Drop every picture, then transcribe the remaining data exactly.

---------- Raw data

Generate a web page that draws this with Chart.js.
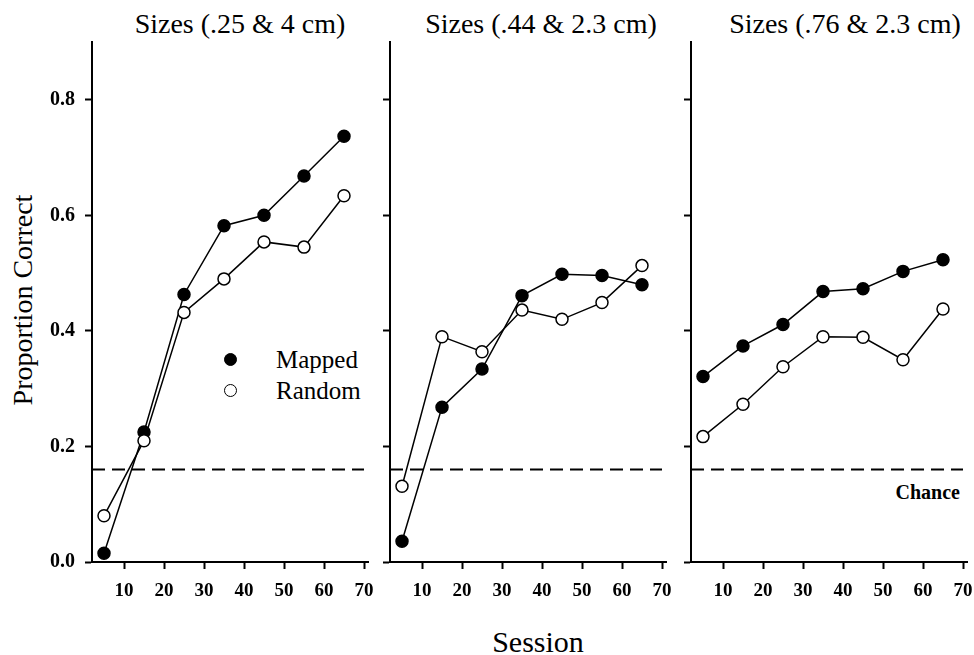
<!DOCTYPE html>
<html>
<head>
<meta charset="utf-8">
<script src="https://cdn.jsdelivr.net/npm/chart.js@4.4.0/dist/chart.umd.min.js"></script>
<style>
  html, body { margin: 0; padding: 0; background: #fff; overflow: hidden; }
  #wrap { position: relative; width: 974px; height: 655px; font-family: "Liberation Serif", "Times New Roman", serif; color: #000; }
  canvas { position: absolute; top: 0; }
  .lbl { position: absolute; line-height: 1; white-space: nowrap; }
  .title { font-size: 28px; top: 10px; width: 300px; text-align: center; }
  .dot { position: absolute; width: 11px; height: 11px; border: 1.5px solid #000; border-radius: 50%; }
</style>
</head>
<body>
<div id="wrap">
  <div class="lbl" style="left:23px;top:300px;font-size:28px;transform:translate(-50%,-50%) rotate(-90deg);">Proportion Correct</div>
  <div class="lbl" style="left:538px;top:627px;font-size:30px;transform:translateX(-50%);">Session</div>
  <div class="lbl" style="right:14px;top:482px;font-size:20px;font-weight:bold;">Chance</div>
  <div class="dot" style="left:224px;top:353px;background:#000;"></div>
  <div class="lbl" style="left:276px;top:347px;font-size:25px;">Mapped</div>
  <div class="dot" style="left:224px;top:384px;background:#fff;"></div>
  <div class="lbl" style="left:276px;top:378px;font-size:25px;">Random</div>
</div>
<script>
const sessions = [5, 15, 25, 35, 45, 55, 65];
const xTicks = [10, 20, 30, 40, 50, 60, 70];
const yTicks = [0, 0.2, 0.4, 0.6, 0.8];
const chance = 0.16;
const chanceX = [2, 70];
const panelTitles = ['Sizes (.25 & 4 cm)', 'Sizes (.44 & 2.3 cm)', 'Sizes (.76 & 2.3 cm)'];

const mapped1 = [0.015, 0.225, 0.463, 0.582, 0.600, 0.668, 0.737];
const random1 = [0.080, 0.210, 0.432, 0.490, 0.554, 0.545, 0.634];
const mapped2 = [0.036, 0.268, 0.334, 0.461, 0.498, 0.496, 0.480];
const random2 = [0.131, 0.390, 0.364, 0.436, 0.420, 0.449, 0.513];
const mapped3 = [0.321, 0.374, 0.411, 0.468, 0.473, 0.503, 0.523];
const random3 = [0.217, 0.273, 0.338, 0.390, 0.389, 0.350, 0.438];

const H = 655;
const plotTop = 42;
const plotBottom = 562;
const FONT = 'Liberation Serif';
Chart.defaults.font.family = FONT;

const panels = [
  { left: 0,   width: 390, plotLeft: 92,  plotRight: 368, mapped: mapped1, random: random1, yLabels: true,  titleX: 240 },
  { left: 300, width: 390, plotLeft: 390, plotRight: 666, mapped: mapped2, random: random2, yLabels: false, titleX: 541 },
  { left: 600, width: 390, plotLeft: 691, plotRight: 967, mapped: mapped3, random: random3, yLabels: false, titleX: 845 }
];

const wrap = document.getElementById('wrap');

function toPoints(xs, ys) {
  return xs.map((x, i) => ({ x, y: ys[i] }));
}

panels.forEach((p, idx) => {
  const t = document.createElement('div');
  t.className = 'lbl title';
  t.style.left = (p.titleX - 150) + 'px';
  t.textContent = panelTitles[idx];
  wrap.appendChild(t);

  const canvas = document.createElement('canvas');
  canvas.width = p.width;
  canvas.height = H;
  canvas.style.left = p.left + 'px';
  wrap.appendChild(canvas);

  new Chart(canvas, {
    type: 'line',
    data: {
      datasets: [
        {
          label: 'Random',
          data: toPoints(sessions, p.random),
          borderColor: '#000',
          borderWidth: 1.5,
          pointBackgroundColor: '#fff',
          pointBorderColor: '#000',
          pointBorderWidth: 1.5,
          pointRadius: 6,
          order: 0
        },
        {
          label: 'Mapped',
          data: toPoints(sessions, p.mapped),
          borderColor: '#000',
          borderWidth: 1.5,
          pointBackgroundColor: '#000',
          pointBorderColor: '#000',
          pointBorderWidth: 1.5,
          pointRadius: 6,
          order: 1
        },
        {
          label: 'Chance',
          data: chanceX.map(x => ({ x, y: chance })),
          borderColor: '#000',
          borderWidth: 2,
          borderDash: [13, 7],
          pointRadius: 0,
          order: 2
        }
      ]
    },
    options: {
      responsive: false,
      animation: false,
      devicePixelRatio: 1,
      clip: false,
      layout: { padding: { top: plotTop, right: p.left + p.width - p.plotRight, left: 0, bottom: 0 } },
      plugins: { legend: { display: false }, tooltip: { enabled: false } },
      scales: {
        x: {
          type: 'linear',
          min: 2,
          max: 71,
          afterBuildTicks: s => { s.ticks = xTicks.map(v => ({ value: v })); },
          afterFit: s => { s.height = H - plotBottom; s.paddingLeft = 0; s.paddingRight = 0; },
          grid: { drawOnChartArea: false, drawTicks: true, tickLength: 7, tickWidth: 2, tickColor: '#000' },
          border: { color: '#000', width: 2 },
          ticks: { color: '#000', font: { family: FONT, size: 19, weight: 'bold' }, padding: 11, maxRotation: 0, autoSkip: false }
        },
        y: {
          type: 'linear',
          min: 0,
          max: 0.9,
          afterBuildTicks: s => { s.ticks = yTicks.map(v => ({ value: v })); },
          afterFit: s => { s.width = p.plotLeft - p.left; s.paddingTop = 0; s.paddingBottom = 0; },
          grid: { drawOnChartArea: false, drawTicks: true, tickLength: 7, tickWidth: 2, tickColor: '#000' },
          border: { color: '#000', width: 2 },
          ticks: {
            display: p.yLabels,
            color: '#000',
            font: { family: FONT, size: 20, weight: 'bold' },
            padding: 10,
            callback: v => v.toFixed(1)
          }
        }
      }
    }
  });
});
</script>
</body>
</html>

--------------------

▸ **The reply**
Generate a web page that draws this with Chart.js.
<!DOCTYPE html>
<html>
<head>
<meta charset="utf-8">
<script src="https://cdn.jsdelivr.net/npm/chart.js@4.4.0/dist/chart.umd.min.js"></script>
<style>
  html, body { margin: 0; padding: 0; background: #fff; overflow: hidden; }
  #wrap { position: relative; width: 974px; height: 655px; font-family: "Liberation Serif", "Times New Roman", serif; color: #000; }
  canvas { position: absolute; top: 0; }
  .lbl { position: absolute; line-height: 1; white-space: nowrap; }
  .title { font-size: 28px; top: 10px; width: 300px; text-align: center; }
  .dot { position: absolute; width: 11px; height: 11px; border: 1.5px solid #000; border-radius: 50%; }
</style>
</head>
<body>
<div id="wrap">
  <div class="lbl" style="left:23px;top:300px;font-size:28px;transform:translate(-50%,-50%) rotate(-90deg);">Proportion Correct</div>
  <div class="lbl" style="left:538px;top:627px;font-size:30px;transform:translateX(-50%);">Session</div>
  <div class="lbl" style="right:14px;top:482px;font-size:20px;font-weight:bold;">Chance</div>
  <div class="dot" style="left:224px;top:353px;background:#000;"></div>
  <div class="lbl" style="left:276px;top:347px;font-size:25px;">Mapped</div>
  <div class="dot" style="left:224px;top:384px;background:#fff;"></div>
  <div class="lbl" style="left:276px;top:378px;font-size:25px;">Random</div>
</div>
<script>
const sessions = [5, 15, 25, 35, 45, 55, 65];
const xTicks = [10, 20, 30, 40, 50, 60, 70];
const yTicks = [0, 0.2, 0.4, 0.6, 0.8];
const chance = 0.16;
const chanceX = [2, 70];
const panelTitles = ['Sizes (.25 & 4 cm)', 'Sizes (.44 & 2.3 cm)', 'Sizes (.76 & 2.3 cm)'];

const mapped1 = [0.015, 0.225, 0.463, 0.582, 0.600, 0.668, 0.737];
const random1 = [0.080, 0.210, 0.432, 0.490, 0.554, 0.545, 0.634];
const mapped2 = [0.036, 0.268, 0.334, 0.461, 0.498, 0.496, 0.480];
const random2 = [0.131, 0.390, 0.364, 0.436, 0.420, 0.449, 0.513];
const mapped3 = [0.321, 0.374, 0.411, 0.468, 0.473, 0.503, 0.523];
const random3 = [0.217, 0.273, 0.338, 0.390, 0.389, 0.350, 0.438];

const H = 655;
const plotTop = 42;
const plotBottom = 562;
const FONT = 'Liberation Serif';
Chart.defaults.font.family = FONT;

const panels = [
  { left: 0,   width: 390, plotLeft: 92,  plotRight: 368, mapped: mapped1, random: random1, yLabels: true,  titleX: 240 },
  { left: 300, width: 390, plotLeft: 390, plotRight: 666, mapped: mapped2, random: random2, yLabels: false, titleX: 541 },
  { left: 600, width: 390, plotLeft: 691, plotRight: 967, mapped: mapped3, random: random3, yLabels: false, titleX: 845 }
];

const wrap = document.getElementById('wrap');

function toPoints(xs, ys) {
  return xs.map((x, i) => ({ x, y: ys[i] }));
}

panels.forEach((p, idx) => {
  const t = document.createElement('div');
  t.className = 'lbl title';
  t.style.left = (p.titleX - 150) + 'px';
  t.textContent = panelTitles[idx];
  wrap.appendChild(t);

  const canvas = document.createElement('canvas');
  canvas.width = p.width;
  canvas.height = H;
  canvas.style.left = p.left + 'px';
  wrap.appendChild(canvas);

  new Chart(canvas, {
    type: 'line',
    data: {
      datasets: [
        {
          label: 'Random',
          data: toPoints(sessions, p.random),
          borderColor: '#000',
          borderWidth: 1.5,
          pointBackgroundColor: '#fff',
          pointBorderColor: '#000',
          pointBorderWidth: 1.5,
          pointRadius: 6,
          order: 0
        },
        {
          label: 'Mapped',
          data: toPoints(sessions, p.mapped),
          borderColor: '#000',
          borderWidth: 1.5,
          pointBackgroundColor: '#000',
          pointBorderColor: '#000',
          pointBorderWidth: 1.5,
          pointRadius: 6,
          order: 1
        },
        {
          label: 'Chance',
          data: chanceX.map(x => ({ x, y: chance })),
          borderColor: '#000',
          borderWidth: 2,
          borderDash: [13, 7],
          pointRadius: 0,
          order: 2
        }
      ]
    },
    options: {
      responsive: false,
      animation: false,
      devicePixelRatio: 1,
      clip: false,
      layout: { padding: { top: plotTop, right: p.left + p.width - p.plotRight, left: 0, bottom: 0 } },
      plugins: { legend: { display: false }, tooltip: { enabled: false } },
      scales: {
        x: {
          type: 'linear',
          min: 2,
          max: 71,
          afterBuildTicks: s => { s.ticks = xTicks.map(v => ({ value: v })); },
          afterFit: s => { s.height = H - plotBottom; s.paddingLeft = 0; s.paddingRight = 0; },
          grid: { drawOnChartArea: false, drawTicks: true, tickLength: 7, tickWidth: 2, tickColor: '#000' },
          border: { color: '#000', width: 2 },
          ticks: { color: '#000', font: { family: FONT, size: 19, weight: 'bold' }, padding: 11, maxRotation: 0, autoSkip: false }
        },
        y: {
          type: 'linear',
          min: 0,
          max: 0.9,
          afterBuildTicks: s => { s.ticks = yTicks.map(v => ({ value: v })); },
          afterFit: s => { s.width = p.plotLeft - p.left; s.paddingTop = 0; s.paddingBottom = 0; },
          grid: { drawOnChartArea: false, drawTicks: true, tickLength: 7, tickWidth: 2, tickColor: '#000' },
          border: { color: '#000', width: 2 },
          ticks: {
            display: p.yLabels,
            color: '#000',
            font: { family: FONT, size: 20, weight: 'bold' },
            padding: 10,
            callback: v => v.toFixed(1)
          }
        }
      }
    }
  });
});
</script>
</body>
</html>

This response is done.